***** DATASET CONTENT *****

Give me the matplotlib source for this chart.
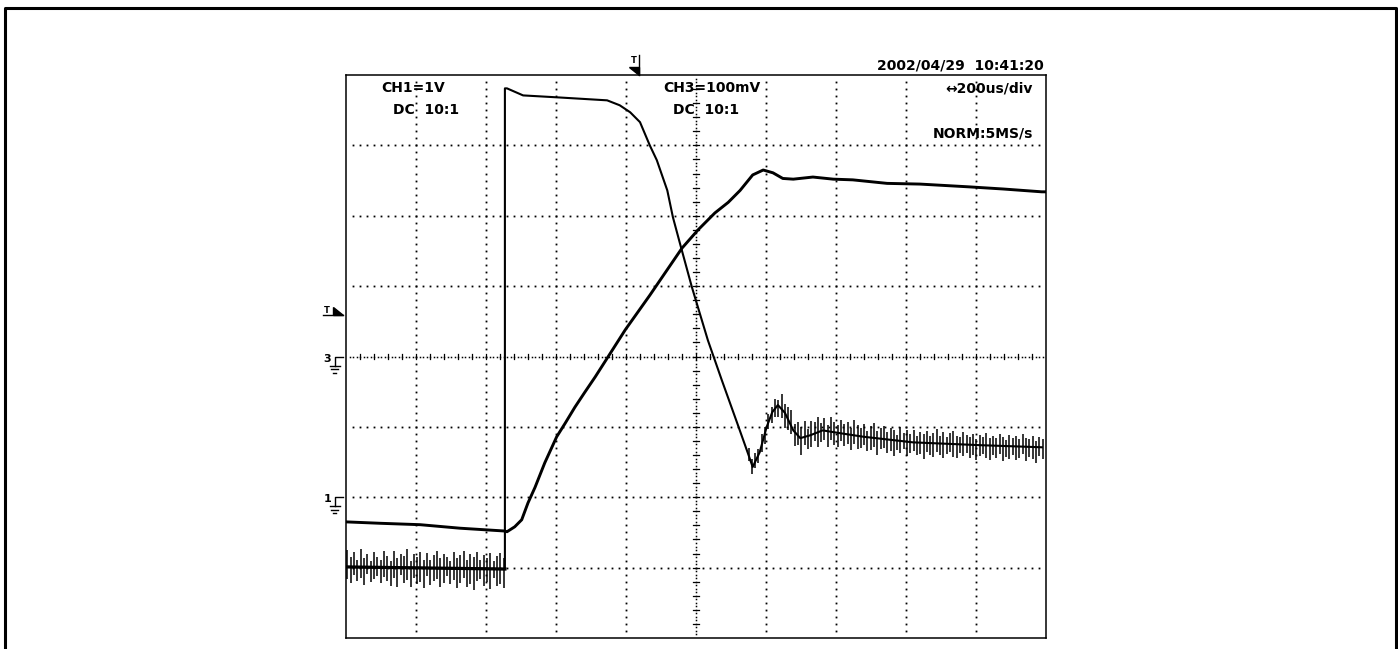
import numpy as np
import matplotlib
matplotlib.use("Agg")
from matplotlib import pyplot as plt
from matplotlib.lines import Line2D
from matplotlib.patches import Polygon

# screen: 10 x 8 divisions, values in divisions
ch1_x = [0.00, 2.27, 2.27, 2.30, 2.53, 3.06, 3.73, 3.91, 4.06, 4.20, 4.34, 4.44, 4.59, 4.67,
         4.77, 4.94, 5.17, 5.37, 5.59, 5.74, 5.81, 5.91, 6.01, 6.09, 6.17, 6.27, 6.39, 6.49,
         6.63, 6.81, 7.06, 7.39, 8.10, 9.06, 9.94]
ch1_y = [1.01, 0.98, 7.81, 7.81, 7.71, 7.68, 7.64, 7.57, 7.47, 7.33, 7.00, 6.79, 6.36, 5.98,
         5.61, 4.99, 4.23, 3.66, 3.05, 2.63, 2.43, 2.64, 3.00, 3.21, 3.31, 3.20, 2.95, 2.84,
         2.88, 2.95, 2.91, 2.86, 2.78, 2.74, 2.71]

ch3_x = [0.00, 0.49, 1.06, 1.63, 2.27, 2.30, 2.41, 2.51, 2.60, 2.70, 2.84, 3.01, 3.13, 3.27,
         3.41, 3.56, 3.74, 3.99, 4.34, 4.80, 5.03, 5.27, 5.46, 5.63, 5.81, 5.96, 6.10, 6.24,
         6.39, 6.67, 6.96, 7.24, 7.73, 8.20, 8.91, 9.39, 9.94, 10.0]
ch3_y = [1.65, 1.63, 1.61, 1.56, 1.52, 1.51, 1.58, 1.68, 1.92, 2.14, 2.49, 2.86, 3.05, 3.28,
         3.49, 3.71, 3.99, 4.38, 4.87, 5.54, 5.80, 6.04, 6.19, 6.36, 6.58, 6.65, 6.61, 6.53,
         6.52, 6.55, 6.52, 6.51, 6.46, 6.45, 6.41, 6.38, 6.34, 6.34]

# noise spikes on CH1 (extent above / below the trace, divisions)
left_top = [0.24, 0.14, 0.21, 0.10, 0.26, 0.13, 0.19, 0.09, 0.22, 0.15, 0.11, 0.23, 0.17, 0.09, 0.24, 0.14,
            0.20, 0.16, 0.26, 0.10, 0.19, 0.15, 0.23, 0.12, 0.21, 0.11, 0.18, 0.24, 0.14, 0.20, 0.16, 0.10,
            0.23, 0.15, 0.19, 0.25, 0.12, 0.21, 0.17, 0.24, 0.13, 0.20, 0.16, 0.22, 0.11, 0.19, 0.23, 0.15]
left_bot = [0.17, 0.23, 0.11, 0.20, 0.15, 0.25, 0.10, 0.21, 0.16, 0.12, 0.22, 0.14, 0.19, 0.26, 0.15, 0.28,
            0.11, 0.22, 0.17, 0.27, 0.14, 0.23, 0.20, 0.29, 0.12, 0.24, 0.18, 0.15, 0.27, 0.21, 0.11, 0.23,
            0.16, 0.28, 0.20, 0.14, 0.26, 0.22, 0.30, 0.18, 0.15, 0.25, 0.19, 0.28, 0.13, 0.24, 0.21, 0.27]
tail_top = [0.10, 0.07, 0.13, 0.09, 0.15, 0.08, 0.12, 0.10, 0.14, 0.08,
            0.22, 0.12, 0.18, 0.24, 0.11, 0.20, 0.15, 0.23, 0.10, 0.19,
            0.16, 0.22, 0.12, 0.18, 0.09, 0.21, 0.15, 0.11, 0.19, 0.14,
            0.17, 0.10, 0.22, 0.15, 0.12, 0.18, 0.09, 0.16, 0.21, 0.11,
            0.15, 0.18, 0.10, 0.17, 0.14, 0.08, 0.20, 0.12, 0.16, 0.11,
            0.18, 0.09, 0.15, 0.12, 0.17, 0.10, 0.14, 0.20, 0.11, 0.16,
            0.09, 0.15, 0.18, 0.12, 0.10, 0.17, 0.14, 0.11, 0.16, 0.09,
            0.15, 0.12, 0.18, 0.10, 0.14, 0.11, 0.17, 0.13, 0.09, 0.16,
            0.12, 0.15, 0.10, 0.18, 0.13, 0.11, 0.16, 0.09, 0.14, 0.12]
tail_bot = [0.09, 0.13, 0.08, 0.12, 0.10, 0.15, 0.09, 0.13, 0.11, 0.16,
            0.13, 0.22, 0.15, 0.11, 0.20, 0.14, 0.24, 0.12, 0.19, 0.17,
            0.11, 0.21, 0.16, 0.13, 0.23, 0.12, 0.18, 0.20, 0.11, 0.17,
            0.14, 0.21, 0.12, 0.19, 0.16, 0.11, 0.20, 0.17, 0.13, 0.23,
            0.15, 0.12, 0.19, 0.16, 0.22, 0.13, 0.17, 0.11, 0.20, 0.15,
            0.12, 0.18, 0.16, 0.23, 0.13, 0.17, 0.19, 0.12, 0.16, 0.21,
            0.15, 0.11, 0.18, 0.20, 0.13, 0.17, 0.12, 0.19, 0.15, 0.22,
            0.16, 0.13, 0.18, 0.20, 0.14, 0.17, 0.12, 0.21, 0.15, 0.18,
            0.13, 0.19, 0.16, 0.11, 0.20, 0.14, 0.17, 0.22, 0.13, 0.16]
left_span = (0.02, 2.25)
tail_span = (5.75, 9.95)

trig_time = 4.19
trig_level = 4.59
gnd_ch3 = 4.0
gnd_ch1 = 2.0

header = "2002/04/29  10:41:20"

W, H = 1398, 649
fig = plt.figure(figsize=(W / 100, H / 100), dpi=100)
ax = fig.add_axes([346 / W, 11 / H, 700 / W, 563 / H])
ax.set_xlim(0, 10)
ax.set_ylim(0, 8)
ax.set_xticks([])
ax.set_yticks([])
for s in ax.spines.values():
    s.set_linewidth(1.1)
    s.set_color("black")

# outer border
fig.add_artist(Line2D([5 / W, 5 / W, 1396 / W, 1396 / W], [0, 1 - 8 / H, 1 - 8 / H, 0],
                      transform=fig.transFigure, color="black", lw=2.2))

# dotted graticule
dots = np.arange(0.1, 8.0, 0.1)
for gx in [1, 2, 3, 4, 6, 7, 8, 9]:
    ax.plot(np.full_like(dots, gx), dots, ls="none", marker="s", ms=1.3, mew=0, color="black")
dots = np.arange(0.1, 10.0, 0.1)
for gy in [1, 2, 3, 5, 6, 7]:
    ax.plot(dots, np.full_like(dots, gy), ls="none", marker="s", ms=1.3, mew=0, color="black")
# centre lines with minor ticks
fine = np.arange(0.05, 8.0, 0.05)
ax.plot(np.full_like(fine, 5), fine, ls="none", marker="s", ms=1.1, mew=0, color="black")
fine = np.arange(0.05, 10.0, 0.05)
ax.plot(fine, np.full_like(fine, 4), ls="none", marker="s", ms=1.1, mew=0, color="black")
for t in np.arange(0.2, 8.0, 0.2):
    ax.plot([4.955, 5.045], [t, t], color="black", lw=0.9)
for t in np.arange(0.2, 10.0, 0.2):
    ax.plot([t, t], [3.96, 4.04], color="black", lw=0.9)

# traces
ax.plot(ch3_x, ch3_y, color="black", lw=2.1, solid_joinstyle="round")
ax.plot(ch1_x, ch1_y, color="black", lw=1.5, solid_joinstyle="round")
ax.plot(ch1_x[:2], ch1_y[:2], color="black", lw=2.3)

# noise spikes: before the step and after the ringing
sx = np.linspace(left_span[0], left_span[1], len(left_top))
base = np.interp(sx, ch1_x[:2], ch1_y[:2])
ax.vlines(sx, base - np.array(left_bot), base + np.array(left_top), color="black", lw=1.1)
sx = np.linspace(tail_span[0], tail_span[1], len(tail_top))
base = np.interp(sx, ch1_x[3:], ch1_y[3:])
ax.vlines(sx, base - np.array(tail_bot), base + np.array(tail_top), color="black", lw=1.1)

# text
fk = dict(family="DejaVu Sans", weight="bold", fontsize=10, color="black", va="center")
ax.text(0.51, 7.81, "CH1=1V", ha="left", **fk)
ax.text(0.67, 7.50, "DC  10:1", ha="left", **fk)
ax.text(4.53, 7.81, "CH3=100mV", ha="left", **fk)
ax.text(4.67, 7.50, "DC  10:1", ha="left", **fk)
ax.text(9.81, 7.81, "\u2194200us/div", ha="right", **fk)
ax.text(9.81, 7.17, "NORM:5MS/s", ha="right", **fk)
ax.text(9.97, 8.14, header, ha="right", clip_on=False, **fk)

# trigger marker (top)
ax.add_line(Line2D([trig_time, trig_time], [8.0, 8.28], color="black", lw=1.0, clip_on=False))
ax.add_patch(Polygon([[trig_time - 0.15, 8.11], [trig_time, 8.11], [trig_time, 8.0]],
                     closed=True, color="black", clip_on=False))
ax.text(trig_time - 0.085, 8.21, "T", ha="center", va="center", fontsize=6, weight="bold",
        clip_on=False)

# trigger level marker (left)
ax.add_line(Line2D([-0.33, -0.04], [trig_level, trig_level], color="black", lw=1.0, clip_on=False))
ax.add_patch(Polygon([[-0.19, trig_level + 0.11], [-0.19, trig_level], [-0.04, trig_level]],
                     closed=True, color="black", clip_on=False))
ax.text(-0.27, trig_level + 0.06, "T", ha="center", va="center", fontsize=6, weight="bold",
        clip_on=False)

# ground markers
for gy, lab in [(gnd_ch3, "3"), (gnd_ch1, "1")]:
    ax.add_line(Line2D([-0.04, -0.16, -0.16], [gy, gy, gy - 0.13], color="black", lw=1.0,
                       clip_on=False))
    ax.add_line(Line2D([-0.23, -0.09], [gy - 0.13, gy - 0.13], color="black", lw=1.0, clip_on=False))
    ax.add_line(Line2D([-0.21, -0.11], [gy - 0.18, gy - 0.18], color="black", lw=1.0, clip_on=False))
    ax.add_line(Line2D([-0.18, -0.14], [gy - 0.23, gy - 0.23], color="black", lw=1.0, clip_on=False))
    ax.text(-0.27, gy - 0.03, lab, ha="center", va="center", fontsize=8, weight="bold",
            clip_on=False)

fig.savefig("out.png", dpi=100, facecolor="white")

*****

Repeat the lines of the listing above verbatim, beginning at its first line and ending at the line containing "from matplotlib.patches import Polygon", which is included. Omit pictures.

» OUTPUT FOR THIS TASK:
Give me the matplotlib source for this chart.
import numpy as np
import matplotlib
matplotlib.use("Agg")
from matplotlib import pyplot as plt
from matplotlib.lines import Line2D
from matplotlib.patches import Polygon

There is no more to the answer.